Il comparto musicale stranamente passa in secondo piano, le nuove composizioni e i nuovi temi non rimangono impressi e la cosa stupisce alquanto visto l’impatto prorompente con cui le colonne sonore hanno sempre accompagnato questi film.
La prova opaca del maestro John Williams si unisce ad un quadro che sembra tracciare una linea di demarcazione tra l’esalogia lucasiana e il nuovo percorso disneyano. Nonostante i dissapori emersi con la seconda trilogia il creatore della saga ha raccontato una storia ambiziosa, e anche se gli eccessi gli si sono rivoltati contro (Star Wars I - La Minaccia Fantasma) il suo estro visionario è riemerso con risultati audaci (Star Wars III - La Vendetta Dei Sith).
J.J. Abrams al contrario non è un regista che brilla per personalità, proprio in quanto forte debitore dell’eredità di Lucas e Spielberg, e in un progetto di questa portata con i riflettori di diverse generazioni di pubblico puntati addosso il suo spazio di manovra era già limitato in partenza. Quello che sembra mancare al suo Star Wars non è certo la forma sontuosa, quanto quell’intraprendenza essenziale che anche negli episodi meno amati denotava coerenza. Ma come ha detto lo stesso Lucas in una recente intervista, visibilmente conscio che questa non è più la sua creatura, Il Risveglio Della Forza piacerà molto ai fan perché ha tutto quello che chiedevano a gran voce da anni.
Il cinema di oggi però ha bisogno di ben altro che un ennesimo revival, per quanto egregiamente confezionato come questo, e allora gli occhi sono tutti puntati su quell’Episodio VIII in uscita nel 2017 per capire se Star Wars può veramente tornare a essere la saga dei sogni.

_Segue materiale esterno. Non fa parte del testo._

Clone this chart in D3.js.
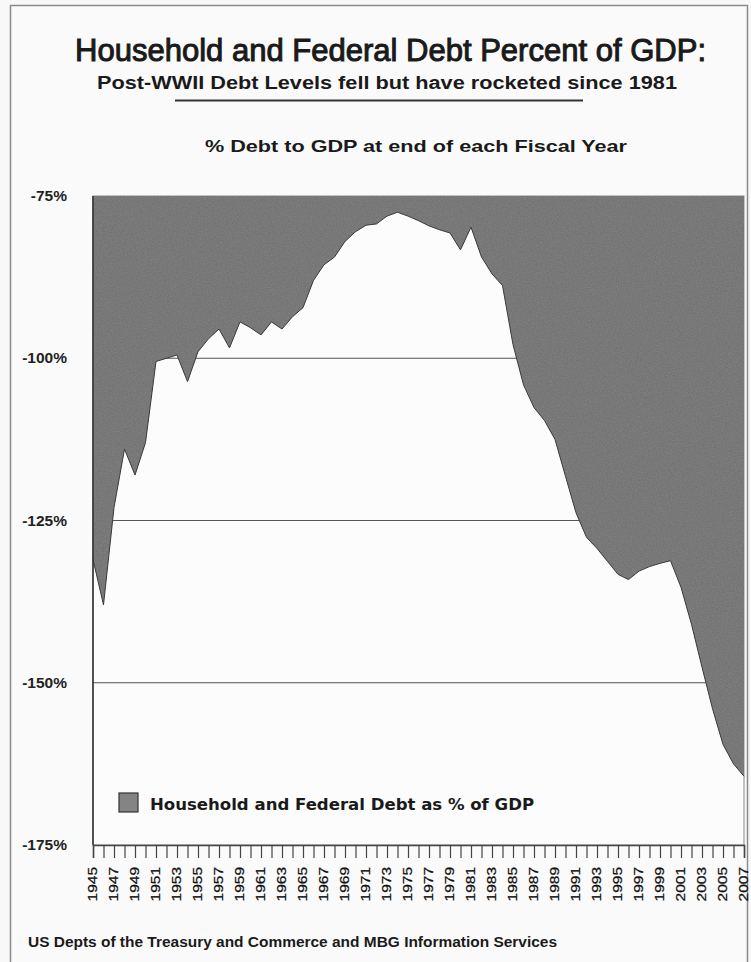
<!DOCTYPE html>
<html>
<head>
<meta charset="utf-8">
<script src="https://cdn.jsdelivr.net/npm/d3@7"></script>
<style>
  html, body { margin: 0; padding: 0; background: #f8f8f8; }
  svg { display: block; }
</style>
</head>
<body>
<div id="chart"></div>
<script>
// ---- Data ----
const years = d3.range(1945, 2008);
const debtPct = [
  -131, -138, -123, -114, -118, -113, -100.5, -100, -99.5, -103.6,
  -99, -97, -95.5, -98.4, -94.4, -95.3, -96.4, -94.4, -95.5, -93.6,
  -92.2, -88, -85.6, -84.4, -82, -80.5, -79.5, -79.3, -78.1, -77.5,
  -78.1, -78.8, -79.6, -80.2, -80.7, -83.3, -79.8, -84.4, -87, -88.8,
  -97.9, -104.1, -107.6, -109.6, -112.5, -118.2, -123.8, -127.6, -129.3, -131.3,
  -133.3, -134.1, -132.8, -132.1, -131.6, -131.2, -135.3, -141, -147.6, -154,
  -159.5, -162.5, -164.4
];
const yTicks = [-75, -100, -125, -150, -175];
const gridValues = [-100, -125, -150];
const xLabelYears = years.filter(d => (d - 1945) % 2 === 0);

const titleText = "Household and Federal Debt Percent of GDP:";
const subtitleText = "Post-WWII Debt Levels fell but have rocketed since 1981";
const axisTitleText = "% Debt to GDP at end of each Fiscal Year";
const legendText = "Household and Federal Debt as % of GDP";
const sourceText = "US Depts of the Treasury and Commerce and MBG Information Services";

// ---- Layout ----
const W = 751, H = 962;
const plot = { left: 93, right: 744, top: 196, bottom: 845 };
const font = "'Liberation Sans', Arial, sans-serif";

const svg = d3.select("#chart").append("svg")
  .attr("width", W).attr("height", H);

svg.append("rect").attr("width", W).attr("height", H).attr("fill", "#f8f8f8");
// outer frame
svg.append("rect").attr("x", 10.5).attr("y", 5.5).attr("width", 737).attr("height", 980)
  .attr("fill", "#fafafa").attr("stroke", "#8a8a8a").attr("stroke-width", 1.5);

const x = d3.scalePoint().domain(years).range([plot.left, plot.right]);
const y = d3.scaleLinear().domain([-175, -75]).range([plot.bottom, plot.top]);

// plot background
svg.append("rect")
  .attr("x", plot.left).attr("y", plot.top)
  .attr("width", plot.right - plot.left).attr("height", plot.bottom - plot.top)
  .attr("fill", "#fcfcfc").attr("stroke", "#888").attr("stroke-width", 1);

// gridlines
svg.append("g").selectAll("line").data(gridValues).join("line")
  .attr("x1", plot.left).attr("x2", plot.right)
  .attr("y1", d => y(d)).attr("y2", d => y(d))
  .attr("stroke", "#555").attr("stroke-width", 1.2);

const series = years.map((yr, i) => ({ year: yr, v: debtPct[i] }));

// noise texture filter for the fill
const defs = svg.append("defs");
const filt = defs.append("filter").attr("id", "grain").attr("x", 0).attr("y", 0).attr("width", 1).attr("height", 1);
filt.append("feTurbulence").attr("type", "fractalNoise").attr("baseFrequency", 0.8).attr("numOctaves", 2).attr("seed", 3).attr("result", "noise");
filt.append("feColorMatrix").attr("in", "noise").attr("type", "matrix")
  .attr("values", "0 0 0 0 0  0 0 0 0 0  0 0 0 0 0  0 0 0 0.35 0").attr("result", "dark");
filt.append("feComposite").attr("in", "dark").attr("in2", "SourceGraphic").attr("operator", "in").attr("result", "darkIn");
filt.append("feMerge").selectAll("feMergeNode").data(["SourceGraphic", "darkIn"]).join("feMergeNode").attr("in", d => d);

const area = d3.area()
  .x(d => x(d.year))
  .y0(y(-75))
  .y1(d => y(d.v));

svg.append("path").datum(series)
  .attr("d", area)
  .attr("fill", "#848484")
  .attr("filter", "url(#grain)");

const line = d3.line().x(d => x(d.year)).y(d => y(d.v));
svg.append("path").datum(series)
  .attr("d", line)
  .attr("fill", "none").attr("stroke", "#3a3a3a").attr("stroke-width", 1);

// left axis line
svg.append("line").attr("x1", plot.left).attr("x2", plot.left)
  .attr("y1", plot.top).attr("y2", plot.bottom)
  .attr("stroke", "#333").attr("stroke-width", 1.6);

// y labels
svg.append("g").selectAll("text").data(yTicks).join("text")
  .attr("x", 67).attr("y", d => y(d) + 5)
  .attr("text-anchor", "end")
  .attr("font-family", font).attr("font-weight", "bold").attr("font-size", 15.5)
  .attr("fill", "#222")
  .text(d => d + "%");

// bottom axis with ticks
const xAxis = d3.axisBottom(x).tickSize(13).tickFormat("");
const gx = svg.append("g").attr("transform", `translate(0,${plot.bottom})`).call(xAxis);
gx.select(".domain").attr("stroke", "#444").attr("stroke-width", 1.5);
gx.selectAll(".tick line").attr("stroke", "#444").attr("stroke-width", 1.2);

// rotated year labels
svg.append("g").selectAll("text").data(xLabelYears).join("text")
  .attr("transform", d => `translate(${x(d)},867) rotate(-90) scale(1,0.82)`)
  .attr("text-anchor", "end").attr("dy", "0.35em")
  .attr("font-family", font).attr("font-size", 15.5)
  .attr("fill", "#111").attr("stroke", "#111").attr("stroke-width", 0.3)
  .text(d => d);

// titles
function fitText(sel, width) {
  sel.attr("textLength", width).attr("lengthAdjust", "spacingAndGlyphs");
  return sel;
}
fitText(svg.append("text").attr("x", 75).attr("y", 61)
  .attr("font-family", font).attr("font-size", 31)
  .attr("fill", "#1a1a1a").attr("stroke", "#1a1a1a").attr("stroke-width", 1)
  .text(titleText), 631);

fitText(svg.append("text").attr("x", 97).attr("y", 89)
  .attr("font-family", font).attr("font-weight", "bold").attr("font-size", 17.5)
  .attr("fill", "#1a1a1a").text(subtitleText), 580);

svg.append("line").attr("x1", 175).attr("x2", 583).attr("y1", 100.5).attr("y2", 100.5)
  .attr("stroke", "#333").attr("stroke-width", 2);

fitText(svg.append("text").attr("x", 205).attr("y", 152)
  .attr("font-family", font).attr("font-weight", "bold").attr("font-size", 17)
  .attr("fill", "#1a1a1a").text(axisTitleText), 422);

// legend
svg.append("rect").attr("x", 119).attr("y", 793).attr("width", 19).attr("height", 19)
  .attr("fill", "#848484").attr("stroke", "#333").attr("stroke-width", 1.2);
fitText(svg.append("text").attr("x", 150).attr("y", 810)
  .attr("font-family", "'DejaVu Sans', Verdana, sans-serif").attr("font-weight", "bold").attr("font-size", 16)
  .attr("fill", "#1a1a1a").text(legendText), 384);

// source
fitText(svg.append("text").attr("x", 28).attr("y", 947)
  .attr("font-family", font).attr("font-weight", "bold").attr("font-size", 14)
  .attr("fill", "#1a1a1a").text(sourceText), 529);
</script>
</body>
</html>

Un ultimo appunto lo merita l’adattamento italiano, che per la prima volta ci presenta i nomi originali dei personaggi. Ai più nostalgici sentire pronunciare Han Solo anziché Ian Solo procurerà più di un fastidio, ma dopo due trilogie piene di traduzioni incongruenti e doppiaggi disomogenei era finalmente ora di tagliare la testa al toro e chiamare icone storiche come Darth Vader col loro vero nome.